Chairman’s update 30/06/15
As we come into the holiday period I thought I would update you on some of the current and future work that ONI are involved with.
Much of the current work for optometry in both primary care and hospital is channelled via the “Developing Eye Care Partnerships Strategy” (DEP) where we work with many eye related stakeholders to improve eye care services and ensure that optometry plays a pivotal role.
This includes the PEARS (Primary Eye Assessment and Referral Service) which started in the Armagh/Dungannon area in September 2014. So far this has proven successful in terms of the patient satisfaction and the deflection of patients from casualty or their GP. This pilot finishes in August 2015 and will be evaluated in terms of appropriate clinical management, patient satisfaction and value for money. Over 500 patients have been seen so far with the vast majority being managed in optometric practice.
In glaucoma we are now over a year into our first Locally Enhanced Service for repeat pressure readings using goldmann. This is still working remarkably well with around 2/3 of the repeat measures taken not needing the patient to attend hospital. This has been seen as a key success for the profession in reducing unneeded hospital visits and is something we can be justifiably proud of. To have success like that is key when it comes to further negotiation of future services.
A planned next step via DEP will be to improve the referral refinement process for glaucoma further by training primary care optometrists in optic disc analysis and assessment of angles. This would of course attract a further fee.

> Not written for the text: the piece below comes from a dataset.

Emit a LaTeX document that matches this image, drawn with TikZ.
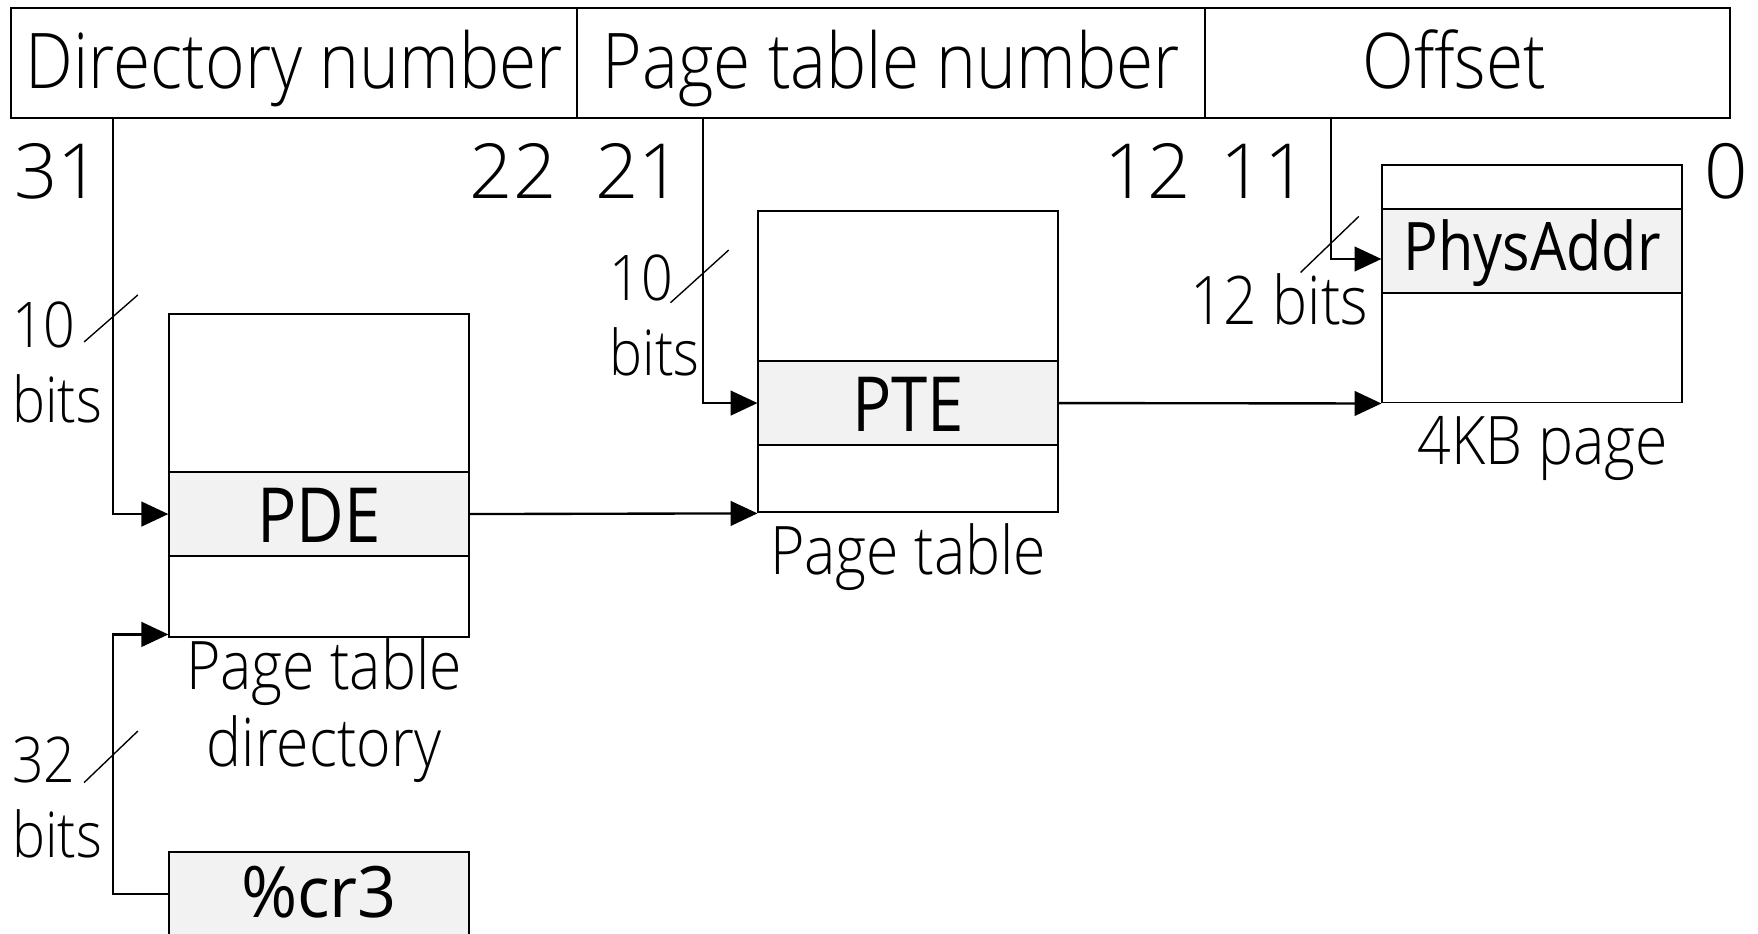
\documentclass[tikz,border=0pt]{standalone}
\usepackage{fontspec}
\setmainfont{Open Sans Light}
\newfontfamily\lightfont{Open Sans Light}[FakeStretch=0.88]
\newfontfamily\regfont{Open Sans}[FakeStretch=0.86]
\usetikzlibrary{arrows.meta}

\begin{document}
\begin{tikzpicture}[x=0.1mm, y=-0.1mm,
  every node/.style={inner sep=0pt},
  big/.style={font=\fontsize{19.3}{22}\selectfont},
  small/.style={font=\lightfont\fontsize{16}{19.06}\selectfont},
  capt/.style={font=\lightfont\fontsize{17}{19.5}\selectfont},
  field/.style={draw, line width=0.5pt, minimum height=9.8mm, text height=4.56mm, text depth=0pt, font=\lightfont\fontsize{19.5}{22}\selectfont},
  tbl/.style={draw, line width=0.5pt, minimum width=26.7mm},
  entry/.style={draw, line width=0.5pt, fill=gray!10, minimum width=26.7mm, minimum height=7.5mm, text height=5.1mm, text depth=0pt, font=\regfont\fontsize{19.3}{22}\selectfont},
  arr/.style={-{Triangle[length=2.4mm,width=2.2mm]}, line width=0.6pt},
  bus/.style={line width=0.35pt}]
\useasboundingbox (0,0) rectangle (1568,833);

\node[field, minimum width=50.5mm] (dirnum) at (262.5,56) {Directory number};
\node[field, minimum width=56mm] (ptnum) at (795,56) {Page table number};
\node[field, minimum width=46.8mm] (offset) at (1309,56) {Offset\kern2.4mm};

\node[big, anchor=base west] (b31) at (12,177) {31};
\node[big, anchor=base east] (b22) at (497,177) {22};
\node[big, anchor=base west] (b21) at (530,177) {21};
\node[big, anchor=base east] (b12) at (1063,177) {12};
\node[big, anchor=base west] (b11) at (1088,177) {11};
\node[big, anchor=base east] (b0) at (1560,177) {0};

\node[tbl, minimum height=28.8mm] (pd) at (284.5,424) {};
\node[entry] (pde) at (284.5,458.5) {PDE};
\node[tbl, minimum height=26.9mm] (pt) at (810,322.5) {};
\node[entry] (pte) at (810,359.5) {PTE};
\node[tbl, minimum height=21.2mm] (page) at (1366.5,253) {};
\node[entry, text height=3.4mm, font=\regfont\fontsize{17}{20}\selectfont] (phys) at (1366.5,224) {PhysAddr};
\node[entry, text height=4.1mm, font=\regfont\fontsize{18}{20}\selectfont] (cr3) at (284.5,797.5) {\scalebox{1.12}[1]{\%cr3}};

\node[capt, align=center] (pdcap) at (289,634) {Page table\\directory};
\node[capt] (ptcap) at (810,497) {Page table};
\node[capt] (pagecap) at (1376,400) {4KB page};

\node[small, align=left, anchor=west] (dirbits) at (10,323) {10\\bits};
\node[small, align=left, anchor=west] (ptbits) at (543,281) {10\\bits};
\node[capt] (offbits) at (1141,267) {12 bits};
\node[small, align=left, anchor=west] (cr3bits) at (10,711) {32\\bits};

\coordinate (dirtap) at (101,105);
\coordinate (pttap) at (627,105);
\coordinate (offtap) at (1187,105);
\draw[arr] (dirtap) |- (pde.west);
\draw[arr] (pttap) |- (pte.west);
\draw[arr] (offtap) |- ([yshift=-0.7mm]phys.west);
\draw[arr] (pde.east) -- (pt.south west);
\draw[arr] (pte.east) -- (page.south west);
\draw[arr] (cr3.west) -- (cr3.west -| dirtap) |- ([yshift=0.3mm]pd.south west);

\draw[bus] (75,305) -- (123,263);
\draw[bus] (598,270) -- (650,223);
\draw[bus] (1160,243) -- (1212,193);
\draw[bus] (75,698) -- (123,652);
\end{tikzpicture}
\end{document}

The COSI (community optometrist with a special interest) positions started in the Shankill Health & Wellbeing centre at the end of last year under the supervision of ophthalmologists and there will be more glaucoma COSI positions in the future. I have also shared with the partners in DEP both the new SIGN guidance for glaucoma in Scotland and details of the glaucoma patient management pilot in Ayrshire where patients are seen by primary care optometrists for their pressures, fields, retinal photography, possibly OCT and other tests and these results are then sent to ophthalmology for assessment, thus ensuring the patient is seen close to home. So we have much to learn and aspire to from what has been tried successfully in other areas.
Another area that ONI is working on is the development of electronic links. This is an area that has been developed to enable the lookup facility for health care numbers and also payment of GOS. Later this year another pilot will commence in approximately 25 GOS practices across NI to send electronic referrals. The plan here is also for the optometrist to have sight of the ECR (Electronic Care Record) which will show medications and hospital results such as diabetic screening. Eventually we hope that all optometry practices will have Health & Social Care e-mail address to ensure safe transfer of information and images.
Finally, in September 2015, to coincide with National Eye Health Week, ONI will be co-ordinating an advertising and PR campaign across Northern Ireland highlighting the importance of eye examinations.